Back in 1976, I was doing a weekly radio show with another woman that we called “Between Us.” One hour long, we would begin our discussion while sitting in the desert that surrounded my home town, Twin Falls, Idaho, to which I had returned a few years earlier and to which Karen had migrated from New Orleans. Then we would drive in to the radio station, sit down in the studio, strap on our headphones, pull up our microphones, and continue our intimate female conversation. Over the year it was produced, “Between Us” magnetized a small, but enthusiastic, largely female audience.
What stopped “Between Us” was our one-hour special, on Easter Sunday, of the history (or maybe we should say herstory) of Easter. We decided to research this Christian holiday because of the etymology of the word “Easter,” which comes from “estrus,” which means, “sexual excitement, an animal in heat.”
Well, you can imagine how well our special show went down in that small town where social life revolved around the Christian churches and 50% of the population was Mormon.
Here’s an interesting take on Easter that Karen and I would have loved to include in our Easter Special show way back then.
Thanks to truthbeknown.com.
Easter: Christian or Pagan?
by Acharaya S.
Contrary to popular belief, Easter does not represent the “historical” crucifixion and resurrection of Jesus Christ. In reality, the gospel tale reflects the annual “crossification” of the sun through the vernal equinox (Spring), at which time the sun is “resurrected,” as the day begins to become longer than the night.
Rather than being a “Christian” holiday, Easter celebrations date back into remotest antiquity and are found around the world, as the blossoming of spring did not escape the notice of the ancients, who revered this life-renewing time of the year, when winter had passed and the sun was “born again.” The “Pagan” Easter is also the Passover, and Jesus Christ represents not only the sun but also the Passover Lamb ritually sacrificed every year by a number of cultures, including the Egyptians, possibly as early as 4,000 years ago and continuing to this day in some places.
Easter Around the World
Easter is “Pessach” in Hebrew, “Pascha” in Greek, “Pachons” in Latin and “Pa-Khonsu” in Egyptian, “Khonsu” being an epithet for the sun god Horus. In Anglo-Saxon, Easter or Eostre is goddess of the dawn, corresponding to Ishtar, Astarte, Astoreth and Isis. The word “Easter” shares the same root with “east” and “eastern,” the direction of the rising sun.
“The Phrygian sun and fertility god Attis was annually hung on a tree, dying and rising on March 24th and 25th, an ‘Easter celebration’ that occurred at Rome as well.”

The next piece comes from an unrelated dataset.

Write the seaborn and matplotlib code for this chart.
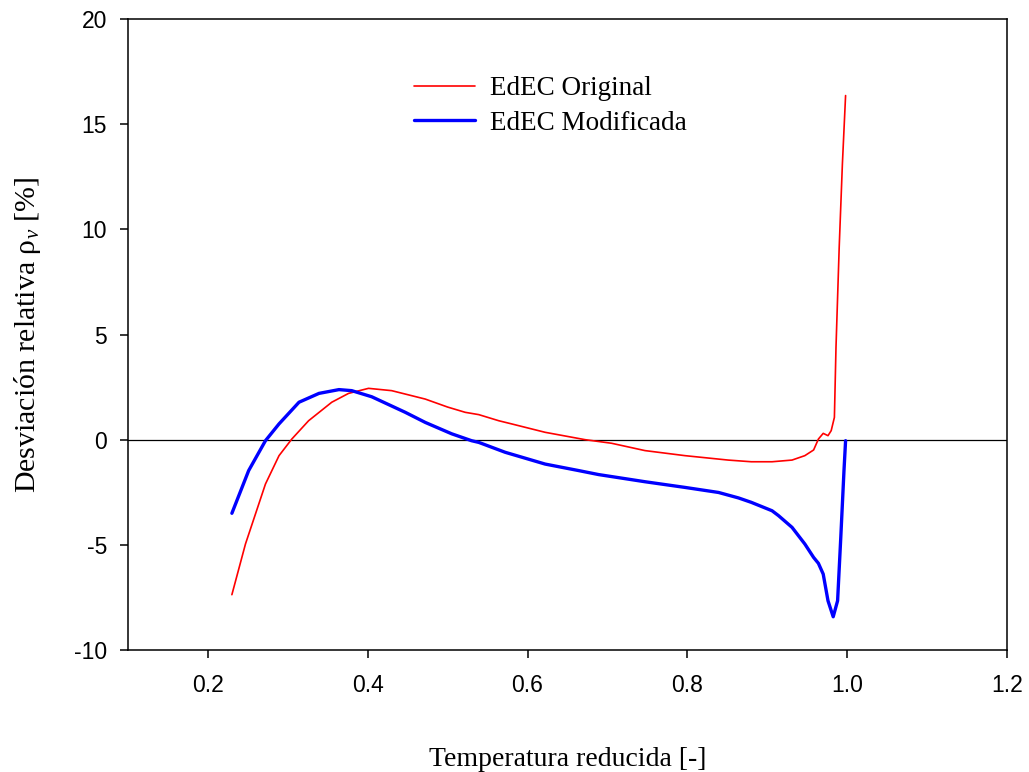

The principal Mexican solar festival was held at the vernal equinox, i.e., Easter, when sacrifices were made to sustain the sun. In India, the vernal equinox festival is called “Holi” and is especially sacred to the god Krishna. The Phrygian sun and fertility god Attis was annually hung on a tree, dying and rising on March 24th and 25th, an “Easter celebration” that occurred at Rome as well. The March dates were later applied to the Passion and Resurrection of Christ: “Thus,” says Sir Frazer, “the tradition which placed the death of Christ on the twenty-fifth of March was ancient and deeply rooted. It is all the more remarkable because astronomical considerations prove that it can have had no historical foundation….” This “coincidence” between the deaths and resurrections of Christ and the older Attis was not lost on early Christians, whom it distressed and caused to use the “devil got there first” excuse for the motif’s presence in pre-Christian paganism.

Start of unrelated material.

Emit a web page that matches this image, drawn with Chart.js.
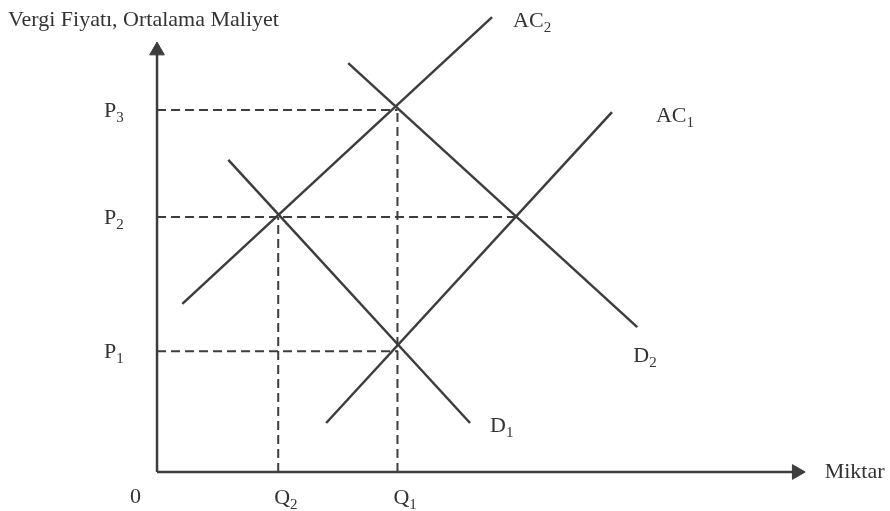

The rites of the “crucified Adonis,” another dying and rising savior god, were also celebrated in Syria at Easter time. As Frazer states:
“When we reflect how often the Church has skillfully contrived to plant the seeds of the new faith on the old stock of paganism, we may surmise that the Easter celebration of the dead and risen Christ was grafted upon a similar celebration of the dead and risen Adonis, which, as we have seen reason to believe, was celebrated in Syria at the same season.”

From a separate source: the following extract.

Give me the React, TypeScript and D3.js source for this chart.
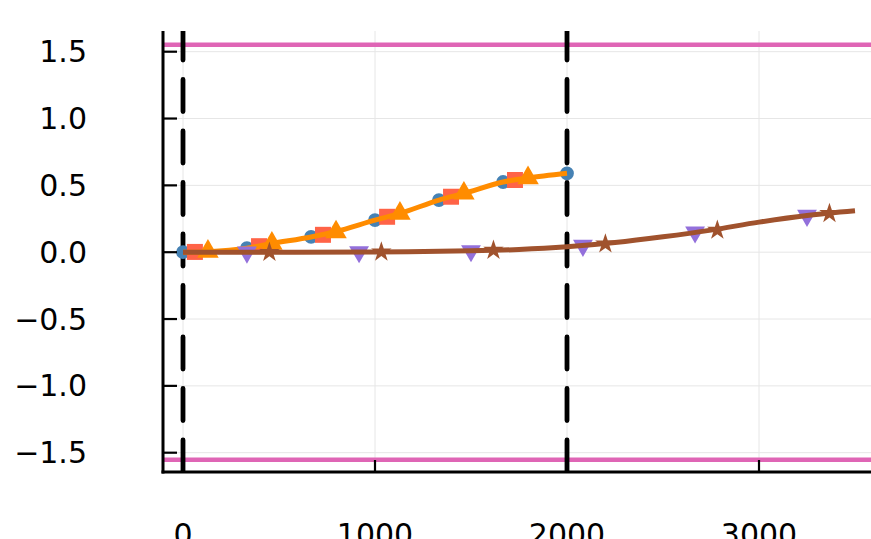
import React from "react";
import * as d3 from "d3";

// ---- data ----
const xTicks = [0, 1000, 2000, 3000];
const yTicks = [-1.5, -1.0, -0.5, 0.0, 0.5, 1.0, 1.5];
const yTickLabels = ["\u22121.5", "\u22121.0", "\u22120.5", "0.0", "0.5", "1.0", "1.5"];

const hLines = [1.552, -1.552];
const vLines = [0, 2000];

const blueX = [0, 333, 667, 1000, 1333, 1667, 2000];
const blueY = [0, 0.03, 0.114, 0.24, 0.39, 0.525, 0.59];

const orangeLineX = [0, 130, 333, 463, 667, 797, 1000, 1130, 1333, 1463, 1667, 1797, 2000];
const orangeLineY = [0, 0.004, 0.03, 0.065, 0.114, 0.155, 0.24, 0.29, 0.39, 0.44, 0.525, 0.555, 0.59];

const redX = [62, 396, 729, 1063, 1396, 1729];
const redY = [0.002, 0.045, 0.13, 0.265, 0.415, 0.54];

const triX = [130, 463, 797, 1130, 1463, 1797];
const triY = [0.005, 0.065, 0.15, 0.29, 0.44, 0.555];

const brownLineX = [0, 500, 1000, 1500, 1750, 2000, 2250, 2500, 2750, 3000, 3250, 3500];
const brownLineY = [0, 0, 0.002, 0.01, 0.02, 0.04, 0.072, 0.115, 0.165, 0.225, 0.275, 0.31];

const purpleX = [333, 917, 1500, 2083, 2667, 3250];
const purpleY = [0, 0.002, 0.01, 0.05, 0.15, 0.275];

const starX = [450, 1033, 1617, 2200, 2783, 3367];
const starY = [0, 0.002, 0.015, 0.062, 0.165, 0.29];

// ---- layout ----
const W = 871;
const H = 539;
const left = 163;
const top = 31;
const bottom = 472;
const right = 871;

const x = d3.scaleLinear().domain([0, 3000]).range([183, 759]);
const y = d3.scaleLinear().domain([-1.5, 1.5]).range([452.7, 51.7]);

const FONT = "DejaVu Sans";

export default function App() {
  const line = d3
    .line<[number, number]>()
    .x((d) => x(d[0]))
    .y((d) => y(d[1]))
    .curve(d3.curveCatmullRom.alpha(0.5));

  const orangePts = orangeLineX.map((v, i) => [v, orangeLineY[i]] as [number, number]);
  const brownPts = brownLineX.map((v, i) => [v, brownLineY[i]] as [number, number]);

  const circle = d3.symbol().type(d3.symbolCircle).size(150)()!;
  const square = d3.symbol().type(d3.symbolSquare).size(256)()!;
  const triangle = d3.symbol().type(d3.symbolTriangle).size(200)()!;
  const downTri = d3.symbol().type(d3.symbolTriangle).size(170)()!;
  const star = d3.symbol().type(d3.symbolStar).size(130)()!;

  return (
    <svg
      width={W}
      height={H}
      style={{ position: "absolute", left: 0, top: 0, background: "#fff" }}
    >
      <defs>
        <clipPath id="plotclip">
          <rect x={left} y={top} width={right - left} height={bottom - top} />
        </clipPath>
      </defs>

      {/* grid */}
      <g stroke="#e6e6e6" strokeWidth={1}>
        {xTicks.map((t) => (
          <line key={"gx" + t} x1={x(t)} x2={x(t)} y1={top} y2={bottom} />
        ))}
        {yTicks.map((t) => (
          <line key={"gy" + t} x1={left} x2={right} y1={y(t)} y2={y(t)} />
        ))}
      </g>

      <g clipPath="url(#plotclip)">
        {/* horizontal magenta lines */}
        {hLines.map((h, i) => (
          <line key={"h" + i} x1={left} x2={right} y1={y(h)} y2={y(h)} stroke="#DF65B5" strokeWidth={4.5} />
        ))}
        {/* vertical dashed lines */}
        {vLines.map((v, i) => (
          <line
            key={"v" + i}
            x1={x(v)}
            x2={x(v)}
            y1={bottom}
            y2={top}
            stroke="#000"
            strokeWidth={4.8}
            strokeDasharray="32 19.5"
            strokeLinecap="round"
          />
        ))}

        {/* blue circles */}
        {blueX.map((v, i) => (
          <path key={"b" + i} d={circle} transform={`translate(${x(v)},${y(blueY[i])})`} fill="#4682B4" />
        ))}
        {/* red squares */}
        {redX.map((v, i) => (
          <path key={"r" + i} d={square} transform={`translate(${x(v)},${y(redY[i])})`} fill="#FF6347" />
        ))}
        {/* orange line + triangles */}
        <path d={line(orangePts)!} fill="none" stroke="#FF8C00" strokeWidth={5} />
        {triX.map((v, i) => (
          <path key={"t" + i} d={triangle} transform={`translate(${x(v)},${y(triY[i])})`} fill="#FF8C00" />
        ))}

        {/* purple down triangles */}
        {purpleX.map((v, i) => (
          <path
            key={"p" + i}
            d={downTri}
            transform={`translate(${x(v)},${y(purpleY[i])}) rotate(180)`}
            fill="#9370DB"
          />
        ))}
        {/* brown line + stars */}
        <path d={line(brownPts)!} fill="none" stroke="#A0522D" strokeWidth={5} />
        {starX.map((v, i) => (
          <path key={"s" + i} d={star} transform={`translate(${x(v)},${y(starY[i])})`} fill="#A0522D" />
        ))}
      </g>

      {/* axes */}
      <g stroke="#000">
        <line x1={left} x2={left} y1={top} y2={bottom + 1.5} strokeWidth={3} />
        <line x1={left - 1.5} x2={right} y1={bottom} y2={bottom} strokeWidth={3} />
        {yTicks.map((t) => (
          <line key={"ty" + t} x1={left} x2={left + 14} y1={y(t)} y2={y(t)} strokeWidth={2.2} />
        ))}
        {xTicks.map((t) => (
          <line key={"tx" + t} x1={x(t)} x2={x(t)} y1={bottom} y2={bottom - 12} strokeWidth={2.2} />
        ))}
      </g>

      {/* tick labels */}
      <g fontFamily={FONT} fontSize={30} fill="#000">
        {yTicks.map((t, i) => (
          <text key={"ly" + t} x={87} y={y(t)} textAnchor="end" dominantBaseline="central">
            {yTickLabels[i]}
          </text>
        ))}
        {xTicks.map((t) => (
          <text key={"lx" + t} x={x(t)} y={545} textAnchor="middle">
            {String(t)}
          </text>
        ))}
      </g>
    </svg>
  );
}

The salvific death and resurrection at Easter of the god, the initiation as remover of sin, and the notion of becoming “born again,” are all ages-old Pagan motifs or mysteries rehashed in the later Christianity. The all-important death-and-resurrection motif is exemplified in the “Parisian magical papyrus,” a Pagan text ostensibly unaffected by Christianity:
“Lord, being born again I perish in that I am being exalted, and having been exalted I die; from a life-giving birth being born into death I was thus freed and go the way which Thou has founded, as Thou hast ordained and hast made the mystery.”
Easter’s Roving Date is Astrotheological
In the gospel tale, there are two dates for the crucifixion: the 14th and the 15th of the month of Nisan, and within Christianity the date for Easter was debated for centuries. There continue to be two dates for Easter: the Western Catholic and Eastern Orthodox, thus demonstrating that this holiday is not the historical date of the actual crucifixion of a particular man. The dates are, in fact, astronomical, astrological and astrotheological.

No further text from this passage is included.